Pada sisi belanja, kebutuhan Kotim sangat tinggi, sehingga neraca keuangan daerah jomplang. Dia ingin merasionalisasikan anggaran tahun 2024. Dari sisi pendapatan Rp1,5 triliun, lalu belanja Rp2 triliun. Otomatis ada anggaran sebesar setengah triliun untuk belanja daerah yang harus dicari sumber pembiayaannya. ”Karena fiskal tinggi untuk mengimbangi belanja, kami meningkatkan pendapatan yang sebenarnya tidak bisa terpenuhi,” katanya. Halikinnor menegaskan, penghentian kegiatan itu untuk merelisasi anggaran agar piutang daerah dapat dibayar. Kebijakan tersebut merupakan langkah menyelamatkan pembangunan yang tengah berjalan. Salah satunya tambahan penghasilan pegawai (TPP) ASN, insentif tenaga kesehatan, dan gaji.

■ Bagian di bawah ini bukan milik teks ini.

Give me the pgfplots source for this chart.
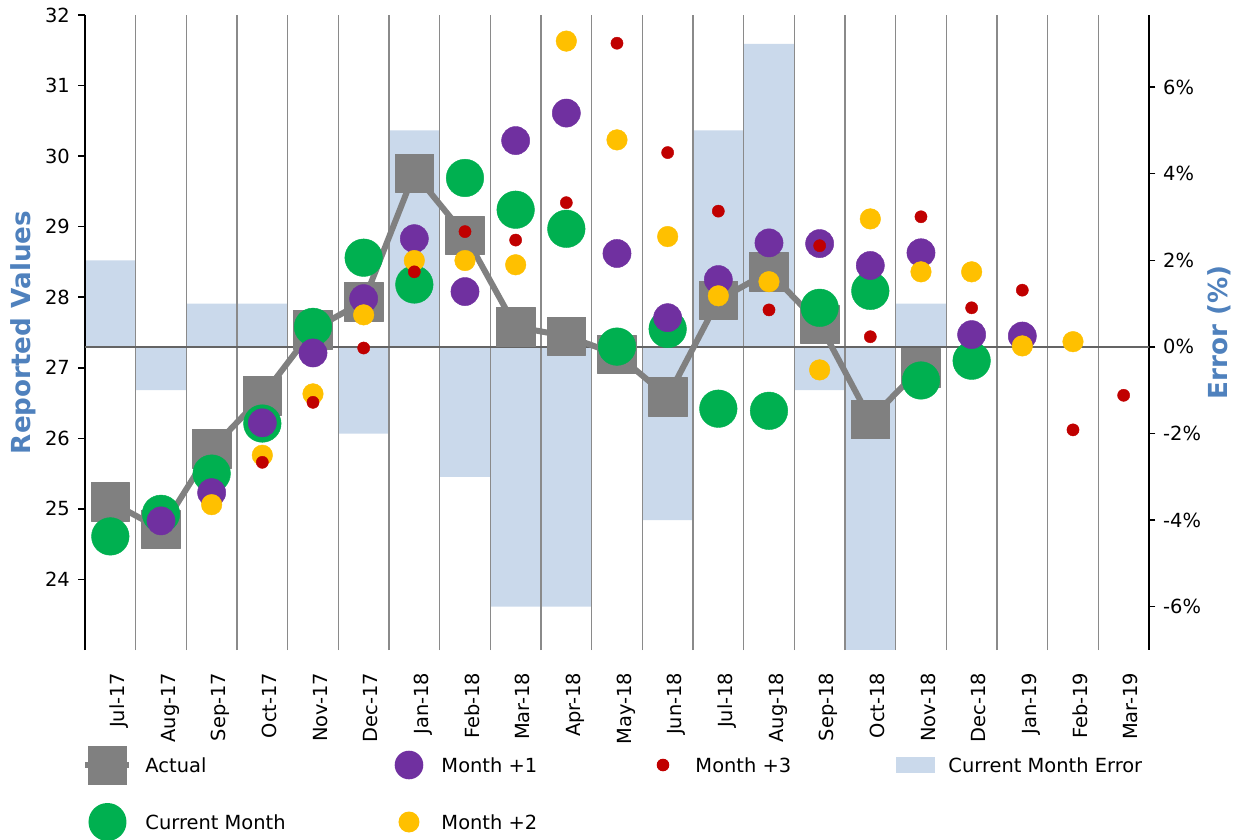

Sejumlah anggaran itu merupakan hak pegawai dan masih jadi tanggungan utang Pemkab Kotim yang wajib dibayarkan. Selain itu, juga ada dana desa yang menjadi perhatian penting untuk diselesaikan dan dibayarkan. Menurut Halikinnor, rasionalisasi program yang dilakukan tidak secara menyeluruh. Beberapa kegiatan bersifat mendesak dan sudah masuk tahap kontrak tetap berjalan. ”Saya dan wabup kalau berakhir tahun 2024, siapa pun pemimpin daerah nanti tidak akan menanggung beban ini. Jadi, agar bisa lebih fokus dan membangun daerah bisa lebih baik lagi,” ujarnya. Halikinnor telah memerintahkan Ketua Tim Anggaran Pemerintah Daerah (TAPD) yang juga Sekda Kotim Fajrurrahman menyurati semua SOPD. Ada beberapa ketentuan dalam surat itu, yakni agar tidak memproses program atau kegiatan atau sub kegiatan tahun anggaran 2023 yang belum dilaksanakan sejak surat disampaikan. Apabila perangkat daerah tetap melaksanakan program dan kegiatan dimaksud, maka Surat Penyediaan Dana (SPD) dan Surat Perintah Membayar (SPM) tidak akan diproses. Hal tersebut akan menjadi tanggung jawab masing-masing perangkat daerah.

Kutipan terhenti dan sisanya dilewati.